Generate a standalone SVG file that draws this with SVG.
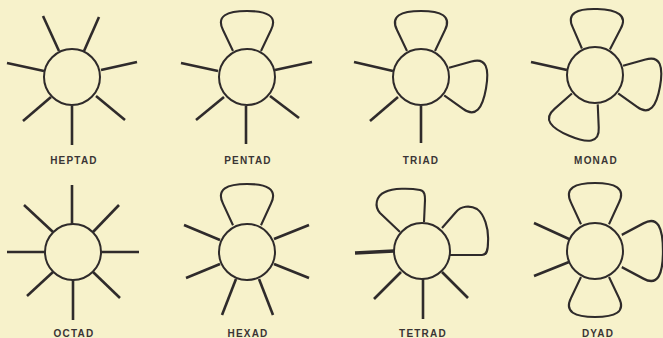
<svg xmlns="http://www.w3.org/2000/svg" width="663" height="338" viewBox="0 0 663 338">
<style>
.bg{fill:#f7f2cb}
.ring{fill:none;stroke:#2f2b2b;stroke-width:2}
.ray{stroke:#2f2b2b;stroke-width:2.6;stroke-linecap:butt;fill:none}
.lobe{fill:none;stroke:#2f2b2b;stroke-width:2.1;stroke-linejoin:round}
.lbl{font-family:"Liberation Sans",Arial,sans-serif;font-size:10px;font-weight:bold;letter-spacing:1.2px;fill:#3a3535;text-anchor:middle}
</style>
<defs>
<path id="loop" d="M-14,-26 L-24,-47 C-31,-61 -20,-66 0,-66 C20,-66 31,-61 24,-47 L14,-26"/>
</defs>
<rect class="bg" x="0" y="0" width="663" height="338"/>

<g id="heptad">
<circle class="ring" cx="72" cy="77" r="28"/>
<g class="ray">
<line x1="43" y1="16" x2="59" y2="51"/>
<line x1="99" y1="17" x2="84" y2="51"/>
<line x1="7" y1="63" x2="44" y2="71"/>
<line x1="137" y1="62" x2="101" y2="70"/>
<line x1="23" y1="121" x2="51" y2="97"/>
<line x1="125" y1="120" x2="96" y2="96"/>
<line x1="72" y1="106" x2="72" y2="145"/>
</g>
<text class="lbl" x="74" y="164">HEPTAD</text>
</g>

<g id="pentad">
<circle class="ring" cx="247" cy="77" r="28"/>
<use href="#loop" class="lobe" transform="translate(247,77)"/>
<g class="ray">
<line x1="181" y1="63" x2="218" y2="71"/>
<line x1="312" y1="62" x2="275" y2="70"/>
<line x1="196" y1="120" x2="224" y2="97"/>
<line x1="299" y1="118" x2="270" y2="96"/>
<line x1="246" y1="106" x2="246" y2="144"/>
</g>
<text class="lbl" x="248" y="164">PENTAD</text>
</g>

<g id="triad">
<circle class="ring" cx="421" cy="77" r="28"/>
<use href="#loop" class="lobe" transform="translate(421,77)"/>
<use href="#loop" class="lobe" transform="translate(421,77) rotate(100)"/>
<g class="ray">
<line x1="354" y1="62" x2="393" y2="71"/>
<line x1="370" y1="121" x2="398" y2="97"/>
<line x1="421" y1="106" x2="421" y2="143"/>
</g>
<text class="lbl" x="421" y="164">TRIAD</text>
</g>

<g id="monad">
<circle class="ring" cx="595" cy="75" r="28"/>
<use href="#loop" class="lobe" transform="translate(595,75) rotate(2)"/>
<use href="#loop" class="lobe" transform="translate(595,75) rotate(100)"/>
<use href="#loop" class="lobe" transform="translate(595,75) rotate(203)"/>
<g class="ray">
<line x1="531" y1="62" x2="567" y2="70"/>
</g>
<text class="lbl" x="596" y="164">MONAD</text>
</g>

<g id="octad">
<circle class="ring" cx="73" cy="252" r="28"/>
<g class="ray">
<line x1="72" y1="185" x2="72" y2="224"/>
<line x1="73" y1="280" x2="73" y2="320"/>
<line x1="7" y1="252" x2="45" y2="252"/>
<line x1="101" y1="252" x2="139" y2="252"/>
<line x1="24" y1="205" x2="53" y2="232"/>
<line x1="119" y1="205" x2="93" y2="232"/>
<line x1="27" y1="296" x2="53" y2="272"/>
<line x1="120" y1="298" x2="93" y2="272"/>
</g>
<text class="lbl" x="74" y="337">OCTAD</text>
</g>

<g id="hexad">
<circle class="ring" cx="247" cy="252" r="28"/>
<use href="#loop" class="lobe" transform="translate(247,252) scale(1,1.03)"/>
<g class="ray">
<line x1="184" y1="225" x2="220" y2="240"/>
<line x1="309" y1="225" x2="274" y2="239"/>
<line x1="186" y1="278" x2="220" y2="264"/>
<line x1="309" y1="278" x2="274" y2="264"/>
<line x1="222" y1="315" x2="236" y2="279"/>
<line x1="273" y1="315" x2="259" y2="279"/>
</g>
<text class="lbl" x="248" y="337">HEXAD</text>
</g>

<g id="tetrad">
<circle class="ring" cx="422" cy="251" r="28"/>
<path class="lobe" d="M400,232 L380,213 C374,206 376,196 385,192 C393,188 410,188 420,190 C425,191 425,196 425,200 L424,222"/>
<path class="lobe" d="M442,228 L456,212 C461,206 470,205 477,209 C484,214 489,228 488,242 C488,250 487,255 482,255 L450,255"/>
<g class="ray">
<line x1="355" y1="253" x2="394" y2="251" style="stroke-width:3.4"/>
<line x1="374" y1="299" x2="401" y2="272"/>
<line x1="423" y1="279" x2="423" y2="319"/>
<line x1="468" y1="298" x2="442" y2="272"/>
</g>
<text class="lbl" x="423" y="337">TETRAD</text>
</g>

<g id="dyad">
<circle class="ring" cx="595" cy="251" r="28"/>
<use href="#loop" class="lobe" transform="translate(595,251) scale(1,1.03)"/>
<use href="#loop" class="lobe" transform="translate(595,251) rotate(90) scale(1.15,1.03)"/>
<use href="#loop" class="lobe" transform="translate(595,251) rotate(180)"/>
<g class="ray">
<line x1="534" y1="223" x2="569" y2="239"/>
<line x1="534" y1="276" x2="569" y2="262"/>
</g>
<text class="lbl" x="598" y="337">DYAD</text>
</g>
</svg>
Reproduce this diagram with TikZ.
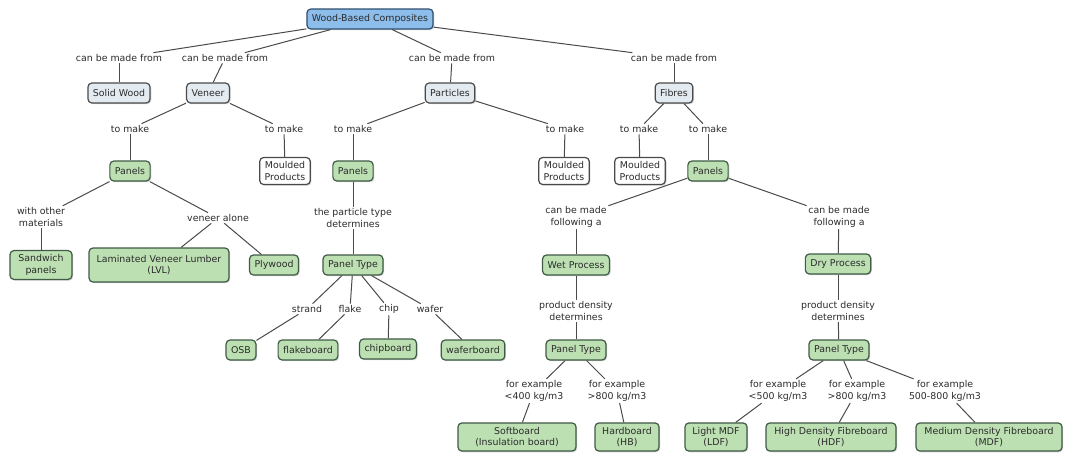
\documentclass[tikz,border=0pt]{standalone}
\usepackage{fontspec}
\setmainfont{DejaVu Sans}
\usetikzlibrary{shadows}
\definecolor{rootfill}{HTML}{8CBDEB}
\definecolor{rootline}{HTML}{2F4F6F}
\definecolor{srcfill}{HTML}{E3EBF1}
\definecolor{boxline}{HTML}{4A4A4A}
\definecolor{panelfill}{HTML}{BDE0B3}
\definecolor{panelline}{HTML}{3F5A45}
\definecolor{inktext}{HTML}{2B2B2B}
\begin{document}
\begin{tikzpicture}[x=1pt,y=-1pt,
	every node/.style={font=\fontsize{9.4}{11.8}\selectfont,text=inktext,align=center},
	concept/.style={rounded corners=4pt,line width=1.2pt,inner xsep=5pt,inner ysep=4pt,minimum height=20pt,
		drop shadow={shadow xshift=1.2pt,shadow yshift=-1.2pt,opacity=0.35}},
	rootbox/.style={concept,draw=rootline,fill=rootfill},
	srcbox/.style={concept,draw=boxline,fill=srcfill},
	whitebox/.style={concept,draw=boxline,fill=white},
	greenbox/.style={concept,draw=panelline,fill=panelfill},
	linklabel/.style={inner sep=1.5pt},
	link/.style={draw=boxline,line width=1pt}]
	\useasboundingbox (0,0) rectangle (1077,456);
	\node[rootbox] (wbc) at (370,19) {Wood-Based Composites};
	\node[linklabel] (cbm1) at (119,58) {can be made from};
	\node[linklabel] (cbm2) at (225,58) {can be made from};
	\node[linklabel] (cbm3) at (452,58) {can be made from};
	\node[linklabel] (cbm4) at (674,58) {can be made from};
	\node[srcbox] (solid) at (119,93) {Solid Wood};
	\node[srcbox] (veneer) at (208,93) {Veneer};
	\node[srcbox] (particles) at (450,93) {Particles};
	\node[srcbox] (fibres) at (674,93) {Fibres};
	\node[linklabel] (tm1) at (130,129) {to make};
	\node[linklabel] (tm2) at (284,129) {to make};
	\node[linklabel] (tm3) at (353,129) {to make};
	\node[linklabel] (tm4) at (565,129) {to make};
	\node[linklabel] (tm5) at (639,129) {to make};
	\node[linklabel] (tm6) at (708,129) {to make};
	\node[greenbox] (vpanels) at (130,171) {Panels};
	\node[whitebox] (vmoulded) at (285,171) {Moulded\\Products};
	\node[greenbox] (ppanels) at (353,171) {Panels};
	\node[whitebox] (pmoulded) at (564,171) {Moulded\\Products};
	\node[whitebox] (fmoulded) at (640,171) {Moulded\\Products};
	\node[greenbox] (fpanels) at (708,171) {Panels};
	\node[linklabel] (withother) at (41,217) {with other\\materials};
	\node[linklabel] (alone) at (218,218) {veneer alone};
	\node[linklabel] (ptdet) at (353,218) {the particle type\\determines};
	\node[linklabel] (cbf1) at (576,217) {can be made\\following a};
	\node[linklabel] (cbf2) at (839,217) {can be made\\following a};
	\node[greenbox,minimum width=62pt] (sandwich) at (41,265) {Sandwich\\panels};
	\node[greenbox,minimum width=140pt,minimum height=34pt] (lvl) at (159,265) {Laminated Veneer Lumber\\(LVL)};
	\node[greenbox] (plywood) at (274,265) {Plywood};
	\node[greenbox] (ptype) at (353,265) {Panel Type};
	\node[greenbox] (wet) at (576,265) {Wet Process};
	\node[greenbox] (dry) at (838,264) {Dry Process};
	\node[linklabel] (strand) at (307,309) {strand};
	\node[linklabel] (flake) at (350,309) {flake};
	\node[linklabel] (chip) at (389,309) {chip};
	\node[linklabel] (wafer) at (430,309) {wafer};
	\node[greenbox] (osb) at (241,350) {OSB};
	\node[greenbox] (flakeboard) at (308,350) {flakeboard};
	\node[greenbox] (chipboard) at (388,349) {chipboard};
	\node[greenbox] (waferboard) at (473,350) {waferboard};
	\node[linklabel] (wdens) at (576,311) {product density\\determines};
	\node[linklabel] (ddens) at (838,311) {product density\\determines};
	\node[greenbox] (wtype) at (576,350) {Panel Type};
	\node[greenbox] (dtype) at (839,350) {Panel Type};
	\node[linklabel] (fe1) at (534,391) {for example\\<400 kg/m3};
	\node[linklabel] (fe2) at (617,391) {for example\\>800 kg/m3};
	\node[linklabel] (fe3) at (778,391) {for example\\<500 kg/m3};
	\node[linklabel] (fe4) at (857,391) {for example\\>800 kg/m3};
	\node[linklabel] (fe5) at (945,391) {for example\\500-800 kg/m3};
	\node[greenbox,minimum width=118pt] (soft) at (517,437) {Softboard\\(Insulation board)};
	\node[greenbox,minimum width=64pt] (hard) at (627,437) {Hardboard\\(HB)};
	\node[greenbox,minimum width=62pt] (ldf) at (716,437) {Light MDF\\(LDF)};
	\node[greenbox,minimum width=130pt] (hdf) at (831,437) {High Density Fibreboard\\(HDF)};
	\node[greenbox,minimum width=146pt] (mdf) at (989,437) {Medium Density Fibreboard\\(MDF)};
	\foreach \a/\b in {wbc/cbm1,wbc/cbm2,wbc/cbm3,wbc/cbm4,cbm1/solid,cbm2/veneer,cbm3/particles,cbm4/fibres,
		veneer/tm1,veneer/tm2,particles/tm3,particles/tm4,fibres/tm5,fibres/tm6,
		tm1/vpanels,tm2/vmoulded,tm3/ppanels,tm4/pmoulded,tm5/fmoulded,tm6/fpanels,
		vpanels/withother,vpanels/alone,withother/sandwich,alone/lvl,alone/plywood,ppanels/ptdet,ptdet/ptype,
		ptype/strand,ptype/flake,ptype/chip,ptype/wafer,strand/osb,flake/flakeboard,chip/chipboard,wafer/waferboard,
		fpanels/cbf1,fpanels/cbf2,cbf1/wet,cbf2/dry,wet/wdens,dry/ddens,wdens/wtype,ddens/dtype,
		wtype/fe1,wtype/fe2,dtype/fe3,dtype/fe4,dtype/fe5,fe1/soft,fe2/hard,fe3/ldf,fe4/hdf,fe5/mdf}
		\draw[link] (\a) -- (\b);
\end{tikzpicture}
\end{document}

+ + +

* [SHORT EXERCISE]:
Identify each line of the material where the word "this" shows up, and copy it.

* [THE ANSWER]:
Generate a standalone SVG file that draws this with SVG.
Reproduce this diagram with TikZ.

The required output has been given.